Both in Vienna and in Bavaria, where Hitler got his start as an active politician, the Catholic Church was of enormous significance. Hitler made the acquaintance of Ludendorff (the acting military dictator of Germany during World War I) in the world of Munich politics and watched Ludendorff and his wife present a campaign for paganism, the hatred of Christianity and so on. Hitler saw firsthand that even with somebody of Ludendorff's prominence, a campaign based on paganism was a political catastrophe of the first order. Hitler resolved from then on never to be associated with something like that. So Hitler was very sensitive to publicly keep on the good side of the church. So there are good reasons to believe that for public relations reasons, Hitler would publicly disavow a lot of what Himmler was doing, regardless of his own personal views on the matter.
The problem with accepting Hitler's disagreements with Himmler at a face value is that the SS was the core of the Nazi state. If Hitler did not agree with Himmler, it is incomprehensible to us that he would've allowed Himmler to evolve projects such as the Ahnenerbe, the castle at Wewelsburg, the whole structure of the SS, the whole structure of the Nordland Press, the whole structure of the propaganda campaign for paganism that Himmler conducted on a very high level through Germany, and the influence of all this into the Hitlerjugend (Hitler Youth) and the education system, in terms of educating German children about the Runes and other things like that. So if Hitler didn't believe in all this stuff, it seems very peculiar that he would set forth a program that supported it. When you look at Hitler's discussions of art and culture, Hitler was very influenced by the neoclassical world. He always talks about how his world wasn't the dark mysteries of the cathedrals, but that it was the clear light of ancient Greece, the neoclassical architecture that he created via Albert Speer.
HITLER'S PRIVATE HATRED OF CHRISTIANITY
Hitler hated Christianity. Like Himmler he saw it as a contradiction of nature. "Christianity is a rebellion against natural law, a protest against nature. Taken to its logical extreme, Christianity would mean the systematic cultivation of the human failure." (Hitler's Table Talk. p.51)
Hitler also stated, "The reason why the ancient world was so pure, light and serene was that it knew nothing of the two great scourges: the pox and Christianity." "In the ancient world, the relations between men and gods were founded on an instinctive respect. It was a world enlightened by the idea of tolerance. Christianity was the first creed in the world to exterminate its adversaries in the name of love. Its key-note is intolerance."

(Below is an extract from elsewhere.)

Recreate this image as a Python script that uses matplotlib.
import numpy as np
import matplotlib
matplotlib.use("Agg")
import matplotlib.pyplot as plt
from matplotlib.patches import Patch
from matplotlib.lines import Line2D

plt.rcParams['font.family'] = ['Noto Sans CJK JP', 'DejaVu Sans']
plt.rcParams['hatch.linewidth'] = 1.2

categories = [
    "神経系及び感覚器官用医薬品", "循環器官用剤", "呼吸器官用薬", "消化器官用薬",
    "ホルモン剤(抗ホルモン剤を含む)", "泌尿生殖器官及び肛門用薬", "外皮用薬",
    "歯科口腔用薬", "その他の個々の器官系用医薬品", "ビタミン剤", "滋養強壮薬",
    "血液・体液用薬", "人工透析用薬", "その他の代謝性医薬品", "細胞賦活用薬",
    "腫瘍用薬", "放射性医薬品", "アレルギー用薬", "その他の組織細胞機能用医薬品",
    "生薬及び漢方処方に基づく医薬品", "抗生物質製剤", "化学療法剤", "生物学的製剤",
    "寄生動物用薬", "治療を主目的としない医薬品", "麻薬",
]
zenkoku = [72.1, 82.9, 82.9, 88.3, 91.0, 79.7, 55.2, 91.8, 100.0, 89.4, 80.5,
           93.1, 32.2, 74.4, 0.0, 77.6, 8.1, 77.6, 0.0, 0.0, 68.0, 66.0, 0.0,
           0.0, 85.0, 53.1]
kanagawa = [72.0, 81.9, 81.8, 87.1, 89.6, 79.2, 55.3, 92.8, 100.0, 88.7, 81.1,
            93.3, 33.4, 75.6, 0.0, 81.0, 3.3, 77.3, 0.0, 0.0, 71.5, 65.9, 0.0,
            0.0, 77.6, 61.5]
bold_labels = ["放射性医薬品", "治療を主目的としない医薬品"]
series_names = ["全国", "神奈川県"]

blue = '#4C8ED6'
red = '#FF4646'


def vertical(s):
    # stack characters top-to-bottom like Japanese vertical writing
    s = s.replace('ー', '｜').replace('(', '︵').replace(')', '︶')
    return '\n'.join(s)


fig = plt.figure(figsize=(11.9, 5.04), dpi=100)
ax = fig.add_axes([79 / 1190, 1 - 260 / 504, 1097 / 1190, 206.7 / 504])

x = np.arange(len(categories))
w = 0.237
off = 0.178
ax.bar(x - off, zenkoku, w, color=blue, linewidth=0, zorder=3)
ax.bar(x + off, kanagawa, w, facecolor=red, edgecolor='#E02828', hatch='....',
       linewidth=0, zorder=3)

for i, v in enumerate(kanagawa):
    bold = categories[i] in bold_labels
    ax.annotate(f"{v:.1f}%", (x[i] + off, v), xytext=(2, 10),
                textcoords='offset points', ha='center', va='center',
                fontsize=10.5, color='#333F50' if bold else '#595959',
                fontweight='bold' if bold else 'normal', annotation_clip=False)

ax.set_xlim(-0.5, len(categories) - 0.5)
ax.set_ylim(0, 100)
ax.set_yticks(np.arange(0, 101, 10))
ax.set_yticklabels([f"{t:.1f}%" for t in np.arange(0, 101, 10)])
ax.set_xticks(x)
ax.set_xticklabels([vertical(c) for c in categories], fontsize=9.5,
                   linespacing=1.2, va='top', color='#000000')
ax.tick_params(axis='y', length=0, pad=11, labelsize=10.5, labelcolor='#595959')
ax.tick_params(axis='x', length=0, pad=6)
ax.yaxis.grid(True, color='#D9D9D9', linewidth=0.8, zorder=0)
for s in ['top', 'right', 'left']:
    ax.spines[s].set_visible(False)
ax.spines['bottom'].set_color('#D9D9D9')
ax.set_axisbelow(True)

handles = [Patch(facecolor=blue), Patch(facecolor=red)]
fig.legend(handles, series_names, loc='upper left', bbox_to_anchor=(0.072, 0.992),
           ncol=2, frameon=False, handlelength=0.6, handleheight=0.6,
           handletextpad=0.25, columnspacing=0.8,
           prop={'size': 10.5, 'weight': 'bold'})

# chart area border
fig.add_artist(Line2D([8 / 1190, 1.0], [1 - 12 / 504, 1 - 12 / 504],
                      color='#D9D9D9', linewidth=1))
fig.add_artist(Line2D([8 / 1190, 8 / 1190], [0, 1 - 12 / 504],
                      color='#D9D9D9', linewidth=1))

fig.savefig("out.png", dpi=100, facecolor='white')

OFFICIAL NAZI POLICY TOWARDS CHRISTIANITY
In spite of Hitler's hatred of Christianity we think it is very doubtful that Hitler would have launched any kind of major campaign against the church even if Germany had won the war even though Goebbels suggested this in his diary. Hitler was a realistic politician. He would not do something that would plunge Germany into a very divisive struggle. So he would probably do more of what he had already done, which would be to further augment the influence of pagan ideology in the German education system. But we are very skeptical about the argument that he would abolish Christianity after the war. We do not think that was very likely. Hitler, like many politicians, was more pragmatic than he's been given credit for when faced with ideology versus practicality. It's not that he didn't have a deep commitment to ideology. He did. However, Hitler showed himself to be extremely flexible. The most extreme example of course was the Nazi Soviet Pact of 1939. He was determined not to have a confrontation with the church. Indeed the Catholic Center Party played a very important role in getting the final votes for the passage of the Enabling Act, which basically abolished democracy in Germany. Hitler made a great deal of effort to remain on good terms with the Catholic Church.
Hitler saw Christianity eventually collapsing. "The man who lives in communion with nature necessarily puts himself in opposition to the Churches. And that's why they're heading for ruin. Science is bound to win."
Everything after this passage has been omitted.